■ EXERCISE OBJECTIVE: Below are the records; extract from them the line containing "Reproduce this chart" to the line containing "0.2146, 0.1944, 0.1812];", both lines included, exactly and with no pictures.

Entries with chart source code:

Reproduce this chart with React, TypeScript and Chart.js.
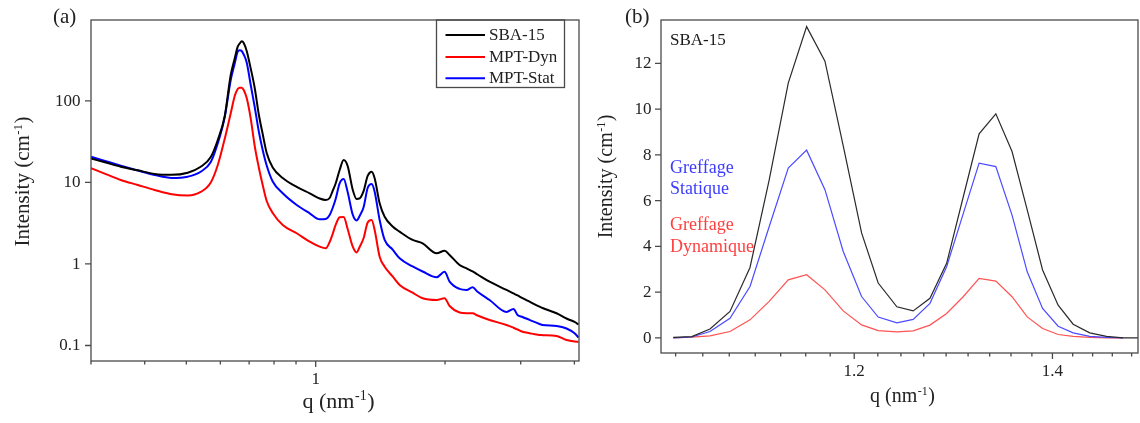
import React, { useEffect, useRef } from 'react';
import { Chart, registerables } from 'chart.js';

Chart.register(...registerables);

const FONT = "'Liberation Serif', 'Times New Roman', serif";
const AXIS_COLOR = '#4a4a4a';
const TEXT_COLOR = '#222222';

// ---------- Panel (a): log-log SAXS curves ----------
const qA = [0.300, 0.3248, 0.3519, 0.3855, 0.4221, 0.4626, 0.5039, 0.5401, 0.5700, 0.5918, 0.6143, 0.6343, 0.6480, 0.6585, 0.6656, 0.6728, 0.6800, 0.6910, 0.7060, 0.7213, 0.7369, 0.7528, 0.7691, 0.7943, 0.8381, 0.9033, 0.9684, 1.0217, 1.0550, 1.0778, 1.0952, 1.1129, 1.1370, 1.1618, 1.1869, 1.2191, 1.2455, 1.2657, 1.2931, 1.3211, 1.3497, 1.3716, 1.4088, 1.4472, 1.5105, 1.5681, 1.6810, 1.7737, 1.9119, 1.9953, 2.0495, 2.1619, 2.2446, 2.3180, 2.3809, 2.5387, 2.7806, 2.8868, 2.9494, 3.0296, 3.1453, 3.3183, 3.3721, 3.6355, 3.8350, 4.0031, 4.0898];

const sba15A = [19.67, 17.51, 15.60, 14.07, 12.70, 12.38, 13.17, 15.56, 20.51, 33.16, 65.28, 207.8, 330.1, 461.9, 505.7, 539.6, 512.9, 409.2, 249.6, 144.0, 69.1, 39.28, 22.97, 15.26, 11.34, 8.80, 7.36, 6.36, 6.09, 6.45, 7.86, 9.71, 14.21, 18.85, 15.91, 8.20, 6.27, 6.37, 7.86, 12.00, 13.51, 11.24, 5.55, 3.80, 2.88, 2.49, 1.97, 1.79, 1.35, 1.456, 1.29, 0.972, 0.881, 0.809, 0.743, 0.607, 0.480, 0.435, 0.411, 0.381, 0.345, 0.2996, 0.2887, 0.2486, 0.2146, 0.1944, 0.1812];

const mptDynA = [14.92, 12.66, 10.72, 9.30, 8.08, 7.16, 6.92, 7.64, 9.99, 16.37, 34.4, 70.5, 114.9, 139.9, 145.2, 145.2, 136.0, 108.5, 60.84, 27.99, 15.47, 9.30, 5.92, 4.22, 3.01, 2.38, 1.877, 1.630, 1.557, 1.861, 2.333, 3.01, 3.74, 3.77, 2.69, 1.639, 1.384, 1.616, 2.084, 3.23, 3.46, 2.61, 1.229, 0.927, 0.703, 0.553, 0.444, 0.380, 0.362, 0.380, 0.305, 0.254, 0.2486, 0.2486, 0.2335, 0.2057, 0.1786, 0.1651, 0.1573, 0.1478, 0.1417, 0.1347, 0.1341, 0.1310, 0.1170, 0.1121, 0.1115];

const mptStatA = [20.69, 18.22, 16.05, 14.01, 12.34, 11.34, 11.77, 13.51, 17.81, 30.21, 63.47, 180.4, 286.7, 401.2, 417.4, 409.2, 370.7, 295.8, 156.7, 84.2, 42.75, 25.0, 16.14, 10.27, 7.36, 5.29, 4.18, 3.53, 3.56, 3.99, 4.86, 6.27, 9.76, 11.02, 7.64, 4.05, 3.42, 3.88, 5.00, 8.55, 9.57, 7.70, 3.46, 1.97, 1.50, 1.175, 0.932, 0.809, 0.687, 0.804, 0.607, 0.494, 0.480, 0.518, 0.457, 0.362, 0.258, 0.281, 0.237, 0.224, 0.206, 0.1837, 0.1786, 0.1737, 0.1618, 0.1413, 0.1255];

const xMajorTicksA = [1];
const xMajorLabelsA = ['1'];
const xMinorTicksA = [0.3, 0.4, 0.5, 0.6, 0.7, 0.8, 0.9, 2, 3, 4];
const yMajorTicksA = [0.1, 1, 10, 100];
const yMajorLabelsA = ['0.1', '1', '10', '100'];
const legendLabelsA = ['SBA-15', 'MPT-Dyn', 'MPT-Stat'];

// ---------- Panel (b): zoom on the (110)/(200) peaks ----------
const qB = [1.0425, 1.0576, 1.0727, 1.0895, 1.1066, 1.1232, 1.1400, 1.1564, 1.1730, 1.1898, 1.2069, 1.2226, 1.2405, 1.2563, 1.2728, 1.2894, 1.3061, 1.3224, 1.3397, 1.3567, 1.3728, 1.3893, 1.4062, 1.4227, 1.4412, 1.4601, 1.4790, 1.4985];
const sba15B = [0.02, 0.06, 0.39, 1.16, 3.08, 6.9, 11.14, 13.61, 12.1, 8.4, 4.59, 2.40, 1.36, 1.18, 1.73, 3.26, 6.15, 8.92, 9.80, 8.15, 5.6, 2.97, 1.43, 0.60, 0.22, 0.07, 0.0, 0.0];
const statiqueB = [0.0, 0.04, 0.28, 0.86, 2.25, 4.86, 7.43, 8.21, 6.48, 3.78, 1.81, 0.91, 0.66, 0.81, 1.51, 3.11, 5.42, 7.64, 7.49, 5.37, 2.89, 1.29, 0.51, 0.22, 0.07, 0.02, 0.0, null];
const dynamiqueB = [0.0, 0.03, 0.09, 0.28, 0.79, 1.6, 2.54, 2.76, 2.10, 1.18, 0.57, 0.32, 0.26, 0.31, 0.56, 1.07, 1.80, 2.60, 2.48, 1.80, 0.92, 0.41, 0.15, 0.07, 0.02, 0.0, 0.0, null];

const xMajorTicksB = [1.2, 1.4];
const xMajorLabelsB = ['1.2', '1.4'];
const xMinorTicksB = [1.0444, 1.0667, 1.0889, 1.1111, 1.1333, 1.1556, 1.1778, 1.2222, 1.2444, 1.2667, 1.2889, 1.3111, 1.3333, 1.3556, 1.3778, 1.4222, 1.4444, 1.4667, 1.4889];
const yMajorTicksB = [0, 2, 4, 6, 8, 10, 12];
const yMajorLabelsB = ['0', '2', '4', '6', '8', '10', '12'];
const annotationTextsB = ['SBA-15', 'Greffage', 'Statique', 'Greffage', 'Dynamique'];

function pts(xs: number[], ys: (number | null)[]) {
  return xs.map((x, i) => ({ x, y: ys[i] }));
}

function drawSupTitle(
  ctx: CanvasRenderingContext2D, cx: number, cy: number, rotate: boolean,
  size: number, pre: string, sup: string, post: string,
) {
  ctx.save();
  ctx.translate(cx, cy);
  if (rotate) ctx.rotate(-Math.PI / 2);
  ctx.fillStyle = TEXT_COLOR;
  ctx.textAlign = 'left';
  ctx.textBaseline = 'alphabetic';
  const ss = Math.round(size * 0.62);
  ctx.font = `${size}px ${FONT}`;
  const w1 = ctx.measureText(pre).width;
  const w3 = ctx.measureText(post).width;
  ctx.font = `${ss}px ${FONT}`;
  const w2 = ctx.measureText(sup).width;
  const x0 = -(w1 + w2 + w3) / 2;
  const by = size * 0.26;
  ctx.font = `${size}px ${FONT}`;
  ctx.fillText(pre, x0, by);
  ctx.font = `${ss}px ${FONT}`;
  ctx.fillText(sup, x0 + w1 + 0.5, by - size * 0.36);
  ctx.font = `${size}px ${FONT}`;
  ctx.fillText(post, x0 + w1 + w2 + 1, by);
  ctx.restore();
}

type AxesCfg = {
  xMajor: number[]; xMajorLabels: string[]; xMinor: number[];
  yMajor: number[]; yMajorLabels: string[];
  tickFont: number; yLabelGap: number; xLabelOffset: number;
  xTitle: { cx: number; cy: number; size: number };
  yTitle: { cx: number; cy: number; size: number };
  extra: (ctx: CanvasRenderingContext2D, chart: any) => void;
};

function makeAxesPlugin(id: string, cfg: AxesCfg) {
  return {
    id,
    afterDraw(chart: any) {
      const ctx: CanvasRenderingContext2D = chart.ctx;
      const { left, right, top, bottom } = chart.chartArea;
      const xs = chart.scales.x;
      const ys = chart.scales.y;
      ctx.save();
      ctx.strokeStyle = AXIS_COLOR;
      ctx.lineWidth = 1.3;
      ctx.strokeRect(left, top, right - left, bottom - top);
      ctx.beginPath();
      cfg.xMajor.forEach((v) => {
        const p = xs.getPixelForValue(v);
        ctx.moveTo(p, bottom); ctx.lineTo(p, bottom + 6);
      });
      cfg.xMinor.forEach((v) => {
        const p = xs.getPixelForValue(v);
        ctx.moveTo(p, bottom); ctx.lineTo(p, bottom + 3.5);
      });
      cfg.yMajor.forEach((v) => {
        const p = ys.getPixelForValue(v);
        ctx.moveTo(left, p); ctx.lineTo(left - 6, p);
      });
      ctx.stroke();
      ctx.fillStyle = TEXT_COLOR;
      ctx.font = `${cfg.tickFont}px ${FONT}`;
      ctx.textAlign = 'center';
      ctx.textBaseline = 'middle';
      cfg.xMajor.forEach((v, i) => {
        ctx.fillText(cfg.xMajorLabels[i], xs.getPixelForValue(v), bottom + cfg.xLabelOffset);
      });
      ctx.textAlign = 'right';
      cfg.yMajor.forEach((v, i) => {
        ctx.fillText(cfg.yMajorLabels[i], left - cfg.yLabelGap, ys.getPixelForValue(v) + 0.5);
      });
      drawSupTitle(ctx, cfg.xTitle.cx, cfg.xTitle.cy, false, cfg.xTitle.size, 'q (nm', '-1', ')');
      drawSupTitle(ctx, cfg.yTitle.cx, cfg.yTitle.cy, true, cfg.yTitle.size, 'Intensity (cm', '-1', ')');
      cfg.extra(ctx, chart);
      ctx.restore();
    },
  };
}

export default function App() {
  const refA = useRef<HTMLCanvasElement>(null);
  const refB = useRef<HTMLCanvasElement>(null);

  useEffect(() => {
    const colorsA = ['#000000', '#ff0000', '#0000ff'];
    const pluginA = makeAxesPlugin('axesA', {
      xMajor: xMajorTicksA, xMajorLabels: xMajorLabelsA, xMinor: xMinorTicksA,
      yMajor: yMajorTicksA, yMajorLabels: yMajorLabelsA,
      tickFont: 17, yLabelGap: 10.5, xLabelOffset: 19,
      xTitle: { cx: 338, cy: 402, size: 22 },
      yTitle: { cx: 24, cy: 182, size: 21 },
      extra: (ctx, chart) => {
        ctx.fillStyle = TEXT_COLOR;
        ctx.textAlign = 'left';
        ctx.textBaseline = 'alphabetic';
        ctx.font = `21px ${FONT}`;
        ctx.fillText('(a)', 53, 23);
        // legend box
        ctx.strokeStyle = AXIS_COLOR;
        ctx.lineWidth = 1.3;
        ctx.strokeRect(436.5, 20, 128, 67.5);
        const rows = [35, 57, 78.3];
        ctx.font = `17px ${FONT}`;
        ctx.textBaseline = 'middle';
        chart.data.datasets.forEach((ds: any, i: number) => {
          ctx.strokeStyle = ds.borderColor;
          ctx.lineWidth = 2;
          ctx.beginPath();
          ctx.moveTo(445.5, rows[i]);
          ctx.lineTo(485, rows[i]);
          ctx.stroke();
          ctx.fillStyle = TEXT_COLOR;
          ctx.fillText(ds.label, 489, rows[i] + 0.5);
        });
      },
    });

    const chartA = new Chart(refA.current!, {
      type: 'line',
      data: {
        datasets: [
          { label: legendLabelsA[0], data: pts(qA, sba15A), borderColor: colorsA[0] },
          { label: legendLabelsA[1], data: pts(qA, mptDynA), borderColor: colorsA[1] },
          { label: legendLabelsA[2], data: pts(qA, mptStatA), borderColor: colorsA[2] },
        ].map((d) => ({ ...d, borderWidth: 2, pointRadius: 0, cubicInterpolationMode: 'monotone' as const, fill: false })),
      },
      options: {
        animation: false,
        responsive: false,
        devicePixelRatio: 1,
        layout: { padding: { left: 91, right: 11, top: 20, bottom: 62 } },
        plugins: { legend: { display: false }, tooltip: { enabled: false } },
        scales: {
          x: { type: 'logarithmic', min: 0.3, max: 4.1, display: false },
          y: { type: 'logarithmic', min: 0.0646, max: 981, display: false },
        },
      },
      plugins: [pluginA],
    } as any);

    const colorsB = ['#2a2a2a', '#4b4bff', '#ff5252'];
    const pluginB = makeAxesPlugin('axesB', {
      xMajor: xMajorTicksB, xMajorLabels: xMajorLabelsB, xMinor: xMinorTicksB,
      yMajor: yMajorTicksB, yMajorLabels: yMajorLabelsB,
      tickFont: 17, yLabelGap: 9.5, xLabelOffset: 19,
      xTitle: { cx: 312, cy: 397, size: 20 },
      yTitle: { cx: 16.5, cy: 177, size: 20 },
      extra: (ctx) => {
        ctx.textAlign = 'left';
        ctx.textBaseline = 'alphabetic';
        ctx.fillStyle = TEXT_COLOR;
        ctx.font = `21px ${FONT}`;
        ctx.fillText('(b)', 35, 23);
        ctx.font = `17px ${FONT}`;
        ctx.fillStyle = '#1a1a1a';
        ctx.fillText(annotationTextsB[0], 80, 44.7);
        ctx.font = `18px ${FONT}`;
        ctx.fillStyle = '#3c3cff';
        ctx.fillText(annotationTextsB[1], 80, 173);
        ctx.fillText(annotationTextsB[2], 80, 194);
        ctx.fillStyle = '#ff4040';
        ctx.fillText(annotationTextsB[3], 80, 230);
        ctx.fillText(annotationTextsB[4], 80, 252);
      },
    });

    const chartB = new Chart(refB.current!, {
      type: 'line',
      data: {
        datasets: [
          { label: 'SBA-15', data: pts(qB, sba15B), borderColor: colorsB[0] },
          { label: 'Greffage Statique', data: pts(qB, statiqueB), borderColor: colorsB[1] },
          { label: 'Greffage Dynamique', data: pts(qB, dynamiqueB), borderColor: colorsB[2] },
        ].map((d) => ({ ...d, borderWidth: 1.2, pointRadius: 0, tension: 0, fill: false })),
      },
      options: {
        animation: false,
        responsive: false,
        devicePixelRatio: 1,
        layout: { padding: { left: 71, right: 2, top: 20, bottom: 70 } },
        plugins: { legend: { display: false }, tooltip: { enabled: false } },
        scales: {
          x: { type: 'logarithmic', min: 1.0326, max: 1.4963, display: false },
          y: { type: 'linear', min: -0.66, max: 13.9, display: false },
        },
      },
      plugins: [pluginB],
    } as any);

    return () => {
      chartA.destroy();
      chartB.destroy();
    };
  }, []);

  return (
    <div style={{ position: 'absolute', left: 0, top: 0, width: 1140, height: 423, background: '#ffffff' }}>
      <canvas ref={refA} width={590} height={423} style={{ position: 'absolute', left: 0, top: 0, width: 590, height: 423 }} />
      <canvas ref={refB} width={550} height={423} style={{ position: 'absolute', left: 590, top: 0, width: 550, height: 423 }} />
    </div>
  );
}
...
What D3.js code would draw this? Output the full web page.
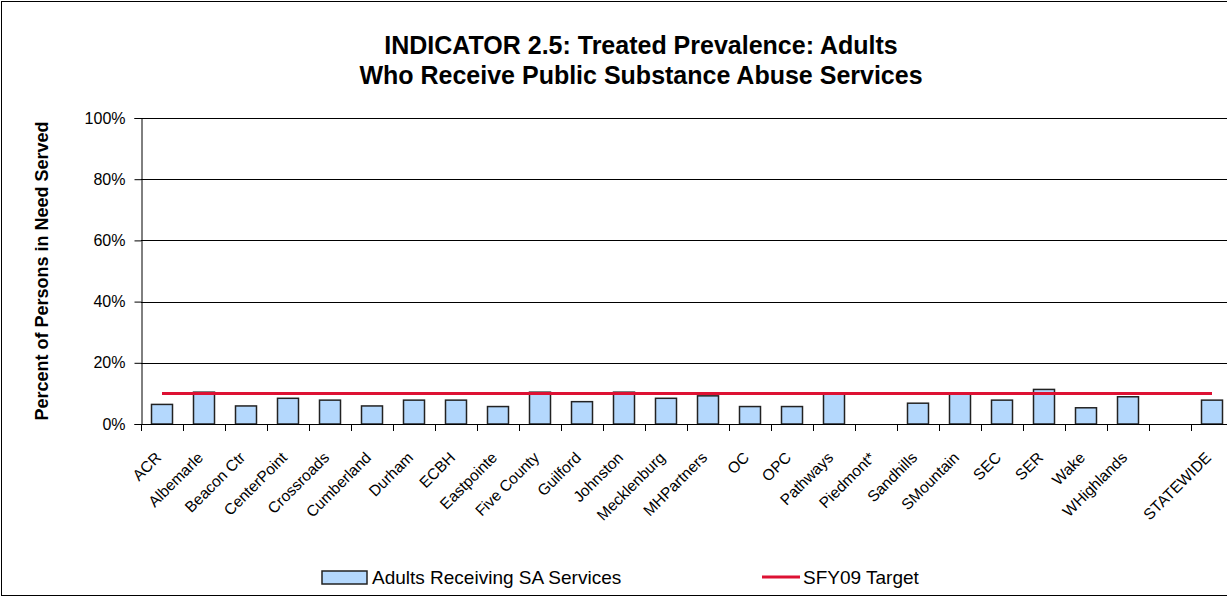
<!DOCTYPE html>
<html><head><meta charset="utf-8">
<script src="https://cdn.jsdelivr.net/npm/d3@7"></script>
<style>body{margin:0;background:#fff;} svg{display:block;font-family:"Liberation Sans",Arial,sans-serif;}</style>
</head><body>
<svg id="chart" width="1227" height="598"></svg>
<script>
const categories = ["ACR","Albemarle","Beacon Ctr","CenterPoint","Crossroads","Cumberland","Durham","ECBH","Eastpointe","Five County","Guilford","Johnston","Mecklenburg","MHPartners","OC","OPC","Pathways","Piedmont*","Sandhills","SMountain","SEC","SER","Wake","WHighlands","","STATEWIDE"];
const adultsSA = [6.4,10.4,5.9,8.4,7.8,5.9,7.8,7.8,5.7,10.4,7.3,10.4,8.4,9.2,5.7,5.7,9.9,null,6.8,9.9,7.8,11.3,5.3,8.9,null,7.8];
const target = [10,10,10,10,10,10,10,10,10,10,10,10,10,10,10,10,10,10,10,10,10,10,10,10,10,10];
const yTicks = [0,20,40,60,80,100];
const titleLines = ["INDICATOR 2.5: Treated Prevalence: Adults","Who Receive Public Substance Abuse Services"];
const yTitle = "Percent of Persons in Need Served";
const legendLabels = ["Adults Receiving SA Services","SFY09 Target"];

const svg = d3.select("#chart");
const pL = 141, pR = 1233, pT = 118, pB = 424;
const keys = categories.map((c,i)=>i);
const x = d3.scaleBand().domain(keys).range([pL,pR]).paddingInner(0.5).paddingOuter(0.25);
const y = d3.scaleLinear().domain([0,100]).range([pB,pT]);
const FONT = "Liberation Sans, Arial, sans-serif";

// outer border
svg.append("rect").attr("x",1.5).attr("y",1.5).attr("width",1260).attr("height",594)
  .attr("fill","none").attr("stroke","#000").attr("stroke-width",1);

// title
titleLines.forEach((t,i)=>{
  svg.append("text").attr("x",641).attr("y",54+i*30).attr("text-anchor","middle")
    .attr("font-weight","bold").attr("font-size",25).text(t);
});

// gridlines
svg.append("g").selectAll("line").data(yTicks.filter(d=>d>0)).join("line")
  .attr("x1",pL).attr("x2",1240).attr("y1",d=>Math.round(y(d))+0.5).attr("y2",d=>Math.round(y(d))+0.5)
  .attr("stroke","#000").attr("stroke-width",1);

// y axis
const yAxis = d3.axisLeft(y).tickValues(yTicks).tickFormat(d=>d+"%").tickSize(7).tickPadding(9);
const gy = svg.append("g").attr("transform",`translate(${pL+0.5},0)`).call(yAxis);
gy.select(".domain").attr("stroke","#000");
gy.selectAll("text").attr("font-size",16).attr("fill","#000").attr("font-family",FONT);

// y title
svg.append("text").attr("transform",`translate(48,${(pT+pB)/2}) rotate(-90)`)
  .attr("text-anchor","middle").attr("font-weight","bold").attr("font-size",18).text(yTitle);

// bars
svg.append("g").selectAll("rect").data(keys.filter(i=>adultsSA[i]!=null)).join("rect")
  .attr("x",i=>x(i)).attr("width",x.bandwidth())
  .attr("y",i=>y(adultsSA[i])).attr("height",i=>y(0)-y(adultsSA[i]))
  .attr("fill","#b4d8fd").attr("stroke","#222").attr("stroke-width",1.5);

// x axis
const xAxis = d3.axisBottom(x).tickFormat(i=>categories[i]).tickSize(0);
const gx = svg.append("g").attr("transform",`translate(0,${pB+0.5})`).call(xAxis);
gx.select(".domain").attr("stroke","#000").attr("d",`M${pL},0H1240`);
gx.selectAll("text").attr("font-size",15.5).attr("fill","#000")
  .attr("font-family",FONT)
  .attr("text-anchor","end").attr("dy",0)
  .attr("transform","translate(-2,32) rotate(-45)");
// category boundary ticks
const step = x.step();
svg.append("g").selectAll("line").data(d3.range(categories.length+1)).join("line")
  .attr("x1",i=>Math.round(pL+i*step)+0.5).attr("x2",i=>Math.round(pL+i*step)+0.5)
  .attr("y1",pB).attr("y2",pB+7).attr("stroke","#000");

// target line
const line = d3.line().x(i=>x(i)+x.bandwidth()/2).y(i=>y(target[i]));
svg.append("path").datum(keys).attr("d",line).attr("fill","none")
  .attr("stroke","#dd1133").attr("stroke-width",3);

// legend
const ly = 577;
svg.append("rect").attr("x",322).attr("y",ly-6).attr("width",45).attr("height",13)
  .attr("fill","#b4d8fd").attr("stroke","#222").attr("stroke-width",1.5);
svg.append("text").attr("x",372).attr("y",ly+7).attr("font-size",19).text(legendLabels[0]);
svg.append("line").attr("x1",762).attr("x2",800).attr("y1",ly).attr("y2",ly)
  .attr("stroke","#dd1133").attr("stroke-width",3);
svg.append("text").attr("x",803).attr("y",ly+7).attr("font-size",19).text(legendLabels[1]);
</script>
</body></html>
...
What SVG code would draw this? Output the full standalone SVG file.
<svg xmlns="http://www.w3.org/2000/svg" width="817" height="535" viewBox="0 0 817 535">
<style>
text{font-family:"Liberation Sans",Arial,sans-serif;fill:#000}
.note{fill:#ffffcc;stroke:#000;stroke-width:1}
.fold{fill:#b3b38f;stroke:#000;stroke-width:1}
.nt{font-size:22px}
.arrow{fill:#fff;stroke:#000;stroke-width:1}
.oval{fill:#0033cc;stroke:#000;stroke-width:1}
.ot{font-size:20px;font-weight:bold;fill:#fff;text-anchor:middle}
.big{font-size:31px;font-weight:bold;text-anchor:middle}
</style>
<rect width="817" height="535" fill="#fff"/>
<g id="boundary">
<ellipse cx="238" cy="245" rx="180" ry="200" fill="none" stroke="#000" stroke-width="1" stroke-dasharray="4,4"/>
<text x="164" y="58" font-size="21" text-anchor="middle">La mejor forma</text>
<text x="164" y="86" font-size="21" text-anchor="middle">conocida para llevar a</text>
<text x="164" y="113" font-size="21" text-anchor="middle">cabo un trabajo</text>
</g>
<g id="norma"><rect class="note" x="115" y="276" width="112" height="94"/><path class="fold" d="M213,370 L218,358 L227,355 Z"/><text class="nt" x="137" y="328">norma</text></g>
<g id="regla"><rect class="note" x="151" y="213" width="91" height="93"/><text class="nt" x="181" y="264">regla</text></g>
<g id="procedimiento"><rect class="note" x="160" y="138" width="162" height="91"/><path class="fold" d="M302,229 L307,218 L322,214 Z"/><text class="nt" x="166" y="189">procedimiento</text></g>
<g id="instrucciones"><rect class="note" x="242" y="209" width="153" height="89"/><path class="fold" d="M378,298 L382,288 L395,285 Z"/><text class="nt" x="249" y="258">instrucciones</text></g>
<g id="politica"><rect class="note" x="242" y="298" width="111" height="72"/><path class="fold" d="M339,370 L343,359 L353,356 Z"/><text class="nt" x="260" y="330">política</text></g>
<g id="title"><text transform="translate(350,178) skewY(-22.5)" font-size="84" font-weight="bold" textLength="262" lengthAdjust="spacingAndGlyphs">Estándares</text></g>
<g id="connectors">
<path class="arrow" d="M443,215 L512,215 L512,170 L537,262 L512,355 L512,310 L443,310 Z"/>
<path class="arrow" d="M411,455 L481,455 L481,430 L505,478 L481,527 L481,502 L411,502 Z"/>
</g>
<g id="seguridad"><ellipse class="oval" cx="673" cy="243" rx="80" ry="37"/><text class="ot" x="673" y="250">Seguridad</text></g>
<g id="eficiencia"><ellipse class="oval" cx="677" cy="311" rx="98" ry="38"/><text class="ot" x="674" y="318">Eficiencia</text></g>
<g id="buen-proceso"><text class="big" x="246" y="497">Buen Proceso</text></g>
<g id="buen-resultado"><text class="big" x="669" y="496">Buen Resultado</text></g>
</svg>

■ OUTPUT FOR THIS EXERCISE:
Reproduce this chart with React, TypeScript and Chart.js.
import React, { useEffect, useRef } from 'react';
import { Chart, registerables } from 'chart.js';

Chart.register(...registerables);

const FONT = "'Liberation Serif', 'Times New Roman', serif";
const AXIS_COLOR = '#4a4a4a';
const TEXT_COLOR = '#222222';

// ---------- Panel (a): log-log SAXS curves ----------
const qA = [0.300, 0.3248, 0.3519, 0.3855, 0.4221, 0.4626, 0.5039, 0.5401, 0.5700, 0.5918, 0.6143, 0.6343, 0.6480, 0.6585, 0.6656, 0.6728, 0.6800, 0.6910, 0.7060, 0.7213, 0.7369, 0.7528, 0.7691, 0.7943, 0.8381, 0.9033, 0.9684, 1.0217, 1.0550, 1.0778, 1.0952, 1.1129, 1.1370, 1.1618, 1.1869, 1.2191, 1.2455, 1.2657, 1.2931, 1.3211, 1.3497, 1.3716, 1.4088, 1.4472, 1.5105, 1.5681, 1.6810, 1.7737, 1.9119, 1.9953, 2.0495, 2.1619, 2.2446, 2.3180, 2.3809, 2.5387, 2.7806, 2.8868, 2.9494, 3.0296, 3.1453, 3.3183, 3.3721, 3.6355, 3.8350, 4.0031, 4.0898];

const sba15A = [19.67, 17.51, 15.60, 14.07, 12.70, 12.38, 13.17, 15.56, 20.51, 33.16, 65.28, 207.8, 330.1, 461.9, 505.7, 539.6, 512.9, 409.2, 249.6, 144.0, 69.1, 39.28, 22.97, 15.26, 11.34, 8.80, 7.36, 6.36, 6.09, 6.45, 7.86, 9.71, 14.21, 18.85, 15.91, 8.20, 6.27, 6.37, 7.86, 12.00, 13.51, 11.24, 5.55, 3.80, 2.88, 2.49, 1.97, 1.79, 1.35, 1.456, 1.29, 0.972, 0.881, 0.809, 0.743, 0.607, 0.480, 0.435, 0.411, 0.381, 0.345, 0.2996, 0.2887, 0.2486, 0.2146, 0.1944, 0.1812];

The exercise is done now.